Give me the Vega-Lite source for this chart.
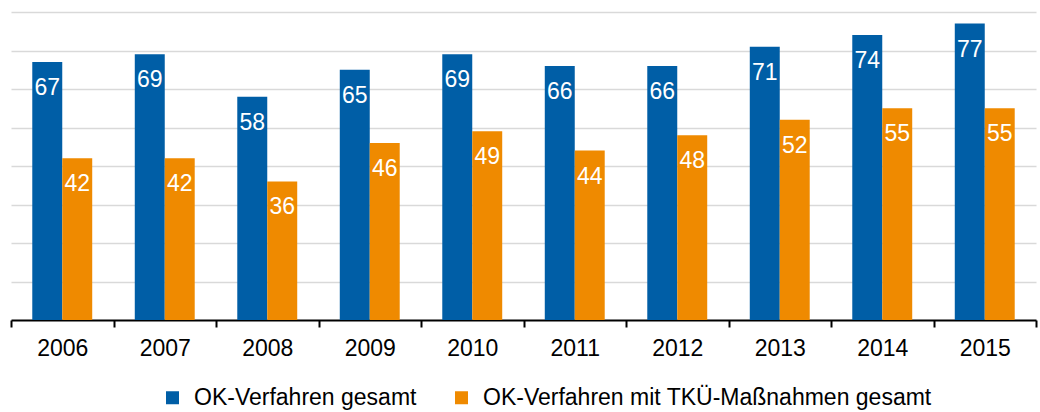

-=-=-

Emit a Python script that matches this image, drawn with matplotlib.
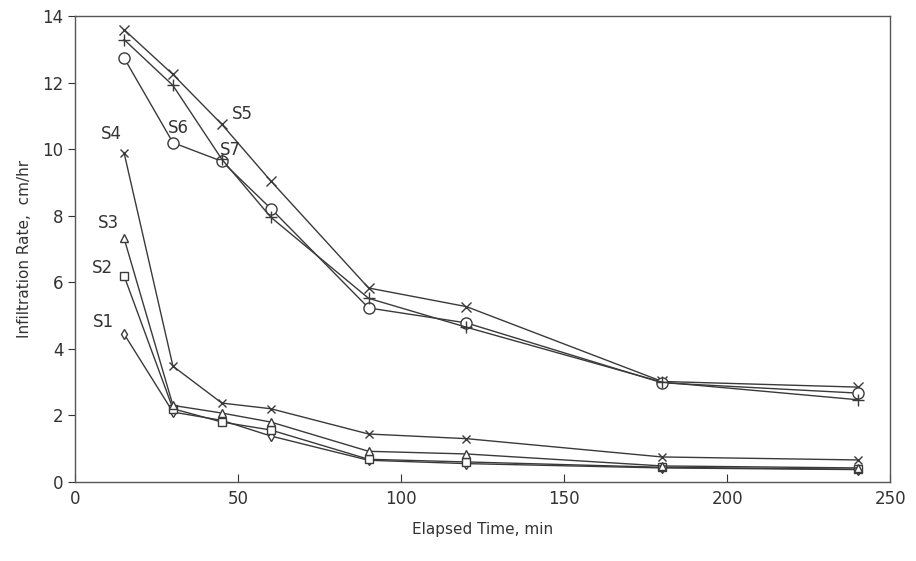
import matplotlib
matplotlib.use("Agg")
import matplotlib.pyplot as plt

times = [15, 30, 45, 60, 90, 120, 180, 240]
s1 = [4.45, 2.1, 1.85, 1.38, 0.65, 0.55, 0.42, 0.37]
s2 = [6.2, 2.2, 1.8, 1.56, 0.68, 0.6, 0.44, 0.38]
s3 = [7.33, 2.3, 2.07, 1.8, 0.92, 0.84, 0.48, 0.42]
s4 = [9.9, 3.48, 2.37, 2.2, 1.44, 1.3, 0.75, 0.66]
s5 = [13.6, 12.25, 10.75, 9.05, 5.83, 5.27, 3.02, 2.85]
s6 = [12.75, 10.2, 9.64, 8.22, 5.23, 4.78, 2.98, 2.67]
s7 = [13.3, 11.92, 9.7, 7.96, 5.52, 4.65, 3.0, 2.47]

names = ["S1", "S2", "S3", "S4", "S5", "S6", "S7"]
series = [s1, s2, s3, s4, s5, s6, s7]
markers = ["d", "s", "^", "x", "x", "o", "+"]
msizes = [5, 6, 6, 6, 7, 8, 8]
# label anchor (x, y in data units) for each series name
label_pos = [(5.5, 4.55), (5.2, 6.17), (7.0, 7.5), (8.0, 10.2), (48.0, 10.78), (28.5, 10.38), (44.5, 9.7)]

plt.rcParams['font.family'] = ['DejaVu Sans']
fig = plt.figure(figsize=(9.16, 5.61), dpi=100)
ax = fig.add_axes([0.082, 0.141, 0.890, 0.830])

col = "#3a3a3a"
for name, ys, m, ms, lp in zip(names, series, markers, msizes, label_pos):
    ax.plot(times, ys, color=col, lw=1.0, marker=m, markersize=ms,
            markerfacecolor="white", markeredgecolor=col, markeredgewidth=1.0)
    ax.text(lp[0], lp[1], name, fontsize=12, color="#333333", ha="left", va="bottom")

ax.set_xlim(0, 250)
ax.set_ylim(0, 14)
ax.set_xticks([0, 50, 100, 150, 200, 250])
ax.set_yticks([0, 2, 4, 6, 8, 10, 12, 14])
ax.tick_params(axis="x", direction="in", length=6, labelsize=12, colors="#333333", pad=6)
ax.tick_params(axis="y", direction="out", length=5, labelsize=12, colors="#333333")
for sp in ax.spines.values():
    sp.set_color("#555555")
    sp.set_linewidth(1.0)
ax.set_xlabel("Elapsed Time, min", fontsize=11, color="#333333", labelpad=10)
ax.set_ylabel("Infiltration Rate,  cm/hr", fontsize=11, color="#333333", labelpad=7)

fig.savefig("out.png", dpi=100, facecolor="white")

-=-=-

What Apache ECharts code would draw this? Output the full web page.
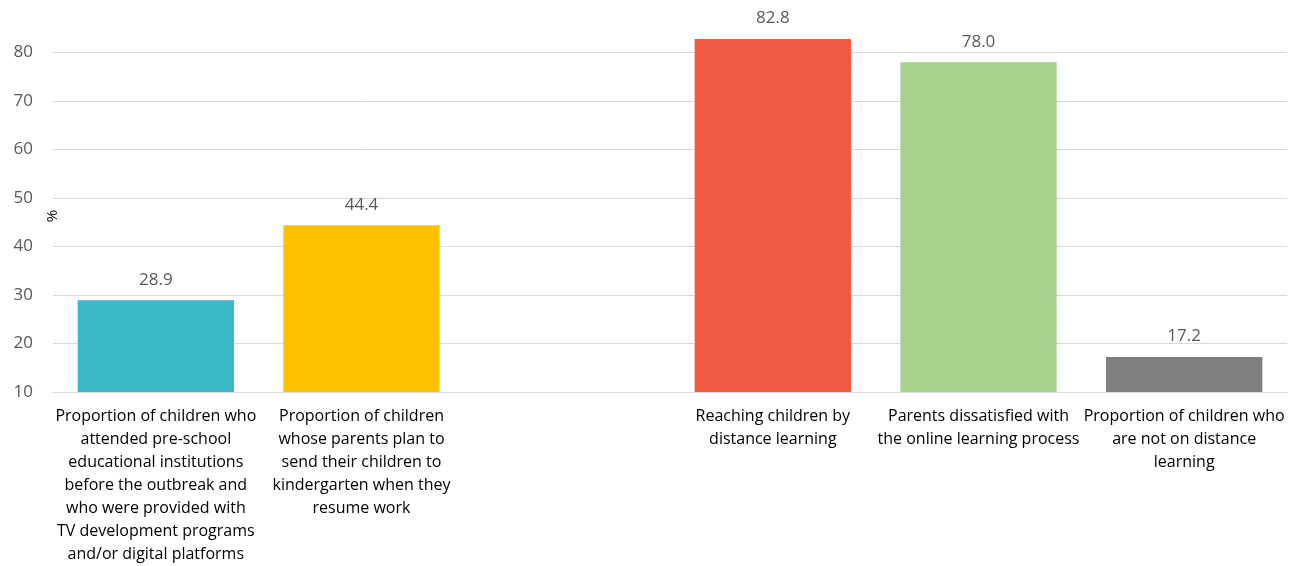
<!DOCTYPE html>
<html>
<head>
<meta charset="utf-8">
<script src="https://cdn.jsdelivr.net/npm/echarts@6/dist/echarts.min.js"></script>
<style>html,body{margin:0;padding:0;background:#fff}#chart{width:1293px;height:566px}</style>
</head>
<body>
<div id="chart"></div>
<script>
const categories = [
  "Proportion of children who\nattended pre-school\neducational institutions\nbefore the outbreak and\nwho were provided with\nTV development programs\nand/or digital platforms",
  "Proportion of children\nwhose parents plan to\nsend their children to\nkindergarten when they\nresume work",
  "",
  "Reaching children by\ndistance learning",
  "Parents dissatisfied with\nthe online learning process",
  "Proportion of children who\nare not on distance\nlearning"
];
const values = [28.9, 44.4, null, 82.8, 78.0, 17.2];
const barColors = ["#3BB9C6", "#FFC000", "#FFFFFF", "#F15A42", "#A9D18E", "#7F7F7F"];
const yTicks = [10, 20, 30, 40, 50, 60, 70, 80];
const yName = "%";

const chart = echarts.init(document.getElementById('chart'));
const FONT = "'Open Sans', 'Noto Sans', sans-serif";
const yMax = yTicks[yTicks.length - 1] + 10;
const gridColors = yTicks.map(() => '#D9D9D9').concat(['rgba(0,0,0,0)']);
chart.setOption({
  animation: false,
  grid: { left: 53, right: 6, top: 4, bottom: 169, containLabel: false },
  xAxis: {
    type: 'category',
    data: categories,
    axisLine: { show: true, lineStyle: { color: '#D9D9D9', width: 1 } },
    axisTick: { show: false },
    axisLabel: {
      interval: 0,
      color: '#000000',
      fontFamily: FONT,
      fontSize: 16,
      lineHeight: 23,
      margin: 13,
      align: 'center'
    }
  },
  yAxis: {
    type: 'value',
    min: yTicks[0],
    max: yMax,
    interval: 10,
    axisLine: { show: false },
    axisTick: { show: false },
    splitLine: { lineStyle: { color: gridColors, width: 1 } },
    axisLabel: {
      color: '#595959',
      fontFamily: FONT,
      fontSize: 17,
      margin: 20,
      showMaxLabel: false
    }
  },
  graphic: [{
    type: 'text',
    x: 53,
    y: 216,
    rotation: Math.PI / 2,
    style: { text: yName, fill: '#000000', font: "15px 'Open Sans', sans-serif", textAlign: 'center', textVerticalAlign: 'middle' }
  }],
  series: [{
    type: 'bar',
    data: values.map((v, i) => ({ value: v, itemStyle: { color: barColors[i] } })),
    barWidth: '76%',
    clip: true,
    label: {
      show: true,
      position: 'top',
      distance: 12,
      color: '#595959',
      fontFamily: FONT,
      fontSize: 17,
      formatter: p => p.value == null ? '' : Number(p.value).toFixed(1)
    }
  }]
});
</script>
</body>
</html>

-=-=-

Count every line of the material above that holds the string "this", then state only the total.

3